On Tue, Apr 3, 2012 at 10:30 AM, Amit Kucheria amit.kucheria@linaro.org wrote:
On Tue, Apr 3, 2012 at 3:40 PM, Ricardo Salveti ricardo.salveti@linaro.org wrote:
On Tue, Apr 3, 2012 at 6:10 AM, Amit Kucheria amit.kucheria@linaro.org wrote:
On Tue, Apr 3, 2012 at 9:08 AM, Ricardo Salveti
So in the end we'd be generating 2 sets of hwpacks per board, one based on the Development Overlay (latest components, even if not working properly), and one based on the Stable PPAs, that we know it'll always have a better enablement.
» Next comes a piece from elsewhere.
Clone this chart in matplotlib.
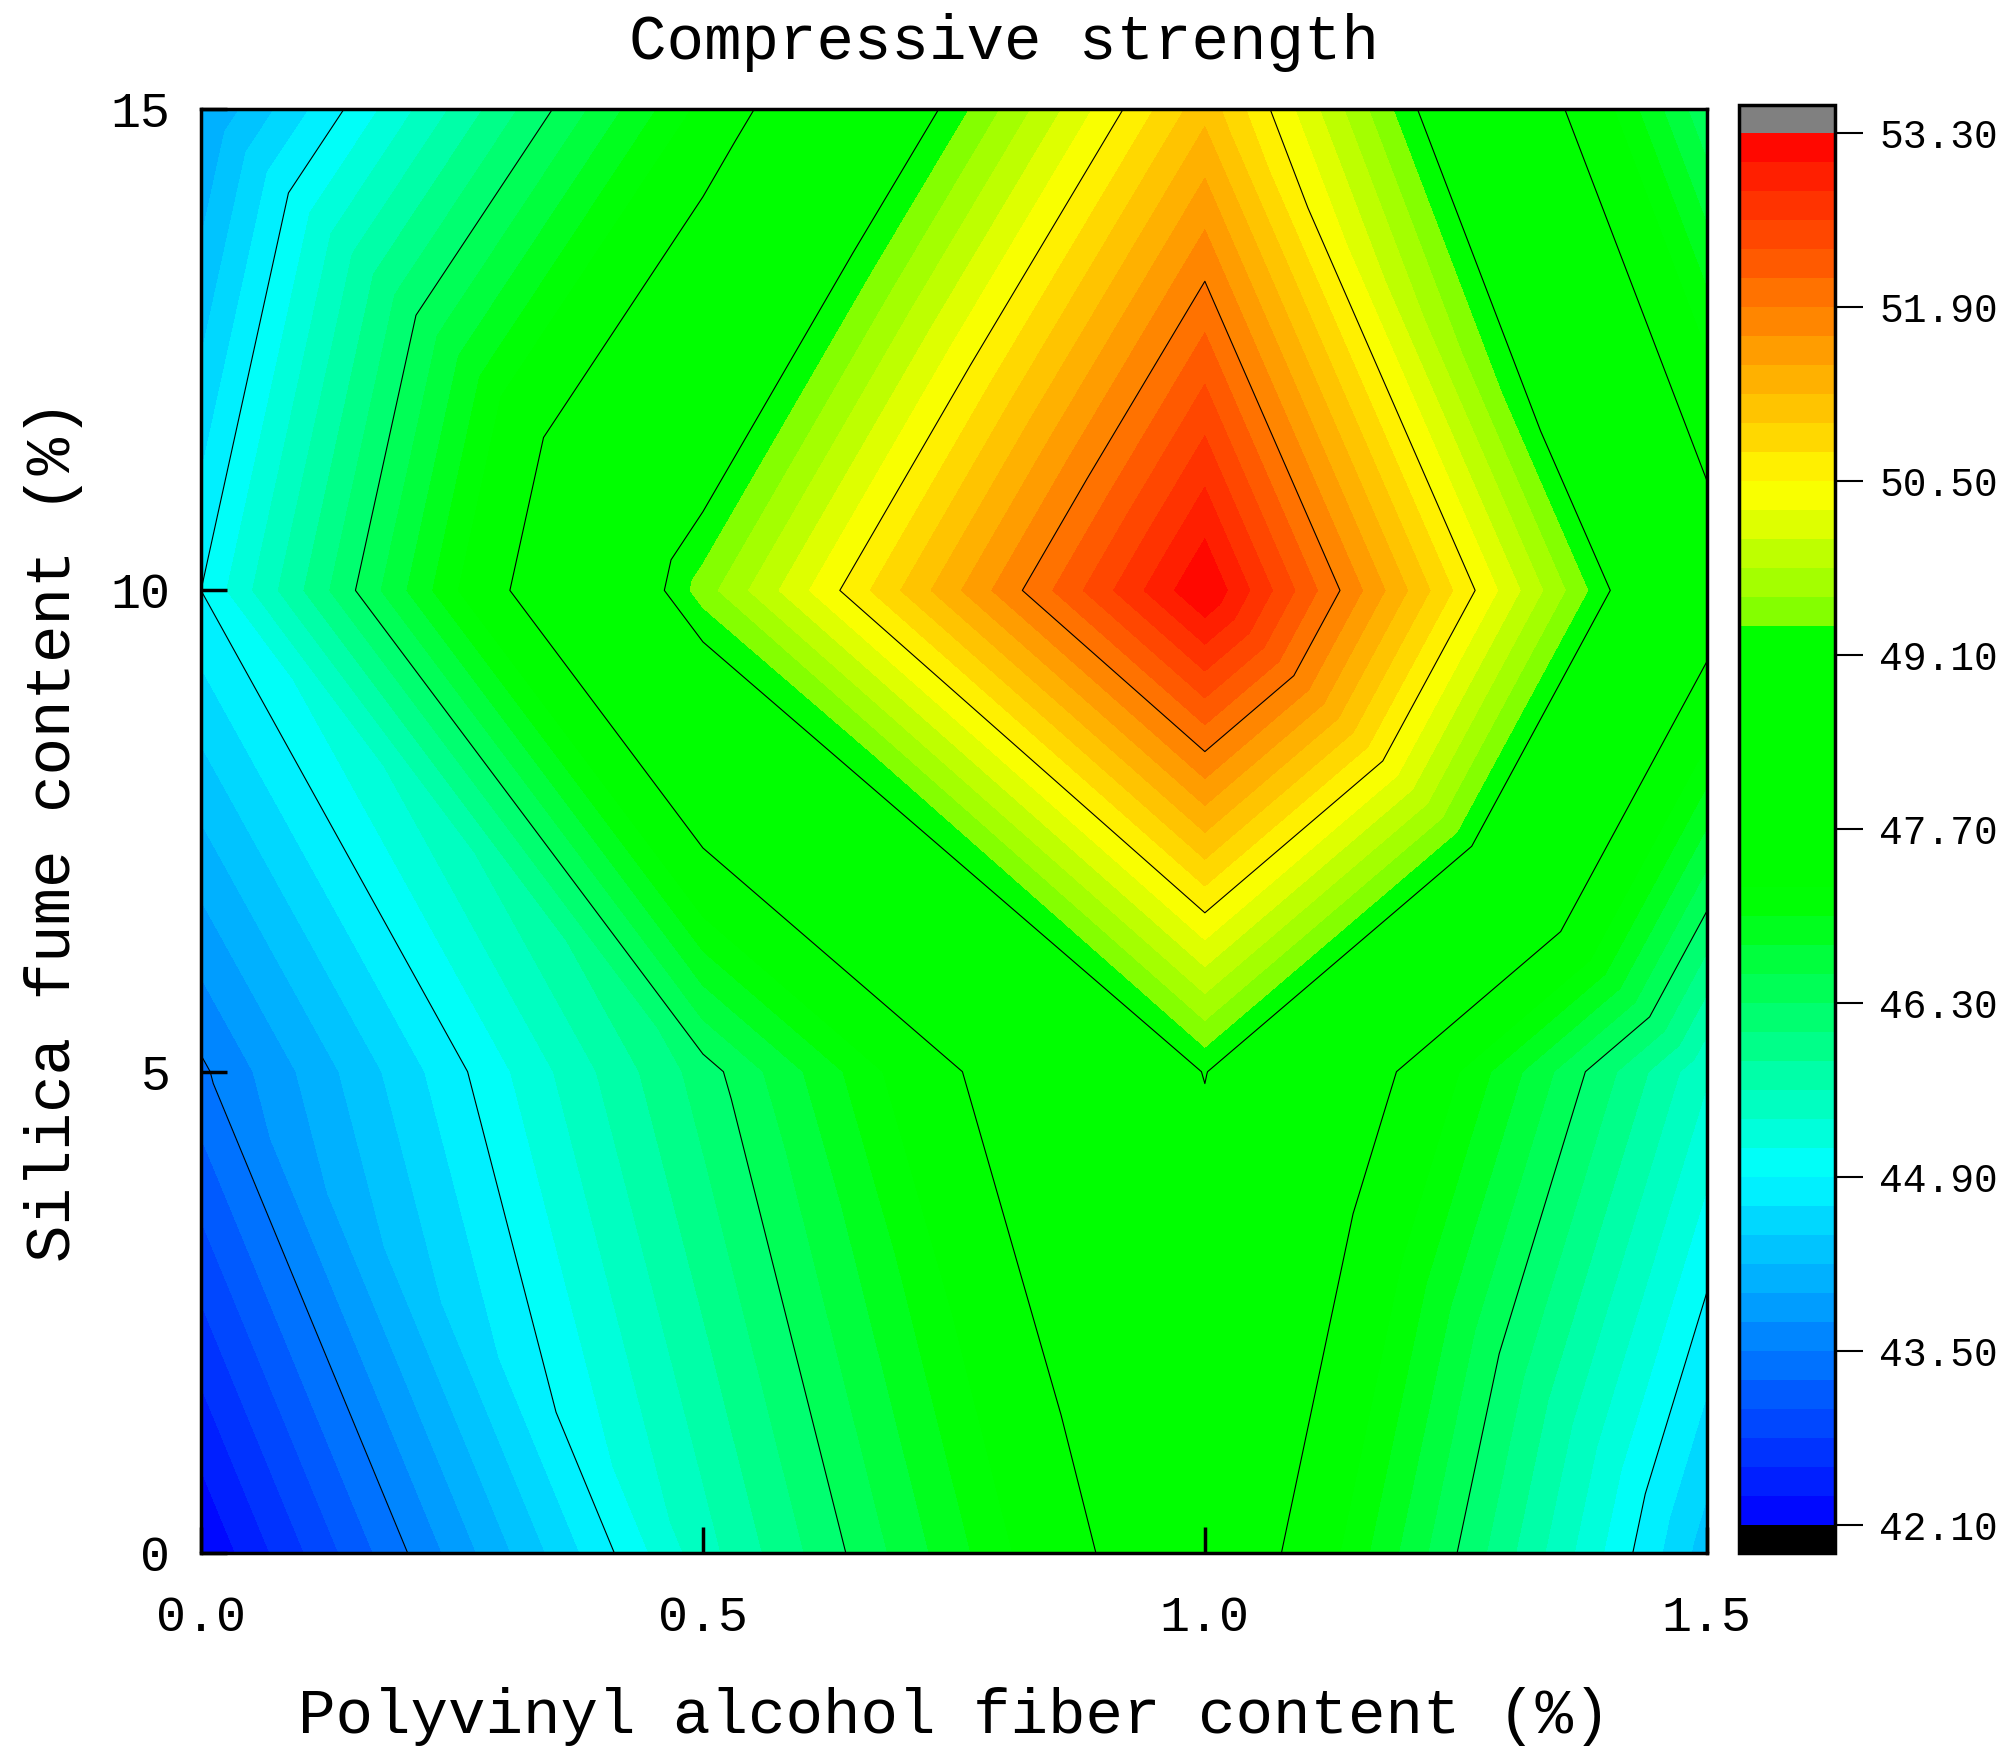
import numpy as np
import matplotlib
matplotlib.use('Agg')
from matplotlib import pyplot as plt
import matplotlib.tri as mtri
from matplotlib.colors import LinearSegmentedColormap, Normalize

# measured grid: PVA fiber content (x) vs silica fume content (y)
pva_content = [0.0, 0.5, 1.0, 1.5]
silica_content = [0, 5, 10, 15]

# compressive strength, one row per silica fume content
strength_sf0 = [42.10, 45.50, 48.31, 44.31]
strength_sf5 = [43.45, 46.18, 49.12, 45.40]
strength_sf10 = [44.90, 49.45, 53.30, 48.10]
strength_sf15 = [43.94, 47.31, 51.12, 46.35]

cbar_ticks = [42.10, 43.50, 44.90, 46.30, 47.70, 49.10, 50.50, 51.90, 53.30]
x_ticks = [0.0, 0.5, 1.0, 1.5]
y_ticks = [0, 5, 10, 15]

title = 'Compressive strength'
x_label = 'Polyvinyl alcohol fiber content (%)'
y_label = 'Silica fume content (%)'

plt.rcParams['font.family'] = ['Liberation Mono', 'DejaVu Sans']

# grid nodes and triangles (diagonal from upper-left to lower-right of each cell)
z = np.array([strength_sf0, strength_sf5, strength_sf10, strength_sf15])
xx, yy = np.meshgrid(pva_content, silica_content)
nx = len(pva_content)
triangles = []
for j in range(len(silica_content) - 1):
    for i in range(nx - 1):
        a = j * nx + i
        b = a + 1
        c = a + nx
        d = c + 1
        triangles.append([a, b, c])
        triangles.append([b, d, c])
tri = mtri.Triangulation(xx.ravel(), yy.ravel(), triangles)

vmin, vmax = cbar_ticks[0], cbar_ticks[-1]
fill_levels = np.linspace(vmin, vmax, 49)
line_levels = cbar_ticks[1:-1]

# Origin-like colour map with the flat green plateau
cmap_nodes = [(42.10, '#0000ff'), (44.95, '#00ffff'), (47.15, '#00ff00'),
              (49.33, '#00ff00'), (49.34, '#78ff00'), (50.45, '#ffff00'),
              (53.30, '#ff0000')]
cmap = LinearSegmentedColormap.from_list(
    'origin', [((v - vmin) / (vmax - vmin), c) for v, c in cmap_nodes])
cmap.set_over('#808080')
cmap.set_under('#000000')
norm = Normalize(vmin=vmin, vmax=vmax)

fig = plt.figure(figsize=(20.08, 17.62), dpi=100)
ax = fig.add_axes([0.1001, 0.1186, 0.7499, 0.8195])
cax = fig.add_axes([0.866, 0.1186, 0.0478, 0.8218])

cf = ax.tricontourf(tri, z.ravel(), levels=fill_levels, cmap=cmap, norm=norm, extend='both')
ax.tricontour(tri, z.ravel(), levels=line_levels, colors='black', linewidths=0.8)

ax.set_xlim(0, 1.5)
ax.set_ylim(0, 15)
ax.set_xticks(x_ticks)
ax.set_xticklabels([f'{t:.1f}' for t in x_ticks])
ax.set_yticks(y_ticks)
ax.tick_params(direction='in', length=19, width=2.5, labelsize=36, top=False, right=False)
ax.tick_params(axis='x', pad=30)
ax.tick_params(axis='y', pad=22)
for spine in ax.spines.values():
    spine.set_linewidth(2.5)

ax.set_xlabel(x_label, fontsize=45, va='center')
ax.set_ylabel(y_label, fontsize=45, va='center')
ax.xaxis.set_label_coords(0.5, -0.113)
ax.yaxis.set_label_coords(-0.098, 0.5)

fig.text(0.5, 0.976, title, fontsize=45, ha='center', va='center')

cb = fig.colorbar(cf, cax=cax, ticks=cbar_ticks, extendfrac=0.02, extendrect=True, drawedges=False)
cb.ax.set_yticklabels([f'{t:.2f}' for t in cbar_ticks])
cb.ax.tick_params(direction='out', length=20, width=1.5, labelsize=28.5, pad=12)
cb.outline.set_linewidth(2.5)
cb.ax.minorticks_off()

plt.savefig('out.png', dpi=100)
plt.close()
Both would be using the same rootfs, as all distro related core changes will be part of the Overlay PPA anyway.
I believe this can simply things a bit, and would not consume much of our time as the stable repository would just be a snapshot of a known to be working development PPA.
What would the monthly release be based on? The stable PPA?
We'd be producing the release based on both the stable and dev/unstable PPA. Stable for users that just want to have the latest userspace working with an enabled kernel, and unstable for brave users and linaro developers that are mainly concerned about upstream support and enablement there.
This will certainly be useful for a certain category of users and increase our community size.
However, I worry about a situation where everybody settles down on the stable release and the unstable versions don't get much testing.
Can there be some commitment from those responsible for HW enablement (kernel porting, binary blobs, etc.) to provide periodic refreshes of these components? e.g. every 3 months. IOW, some predictable forward momentum for the stable releases instead of continuing divergence similar to internal BSPs.
Yeah, that's the goal. Our effort inside Linaro is to always enable and test the unstable release, so we can make sure our development is progressing properly, and that the vendor is also publishing the blogs at a useful schedule.
The stable would be initially a working snapshot of the unstable PPA, to be used by end users. We would not spend resources validating it over the cycles, as I'd expect the maintenance to be more a community driven effort, that can be owned by the vendor itself, or just by community users/developers.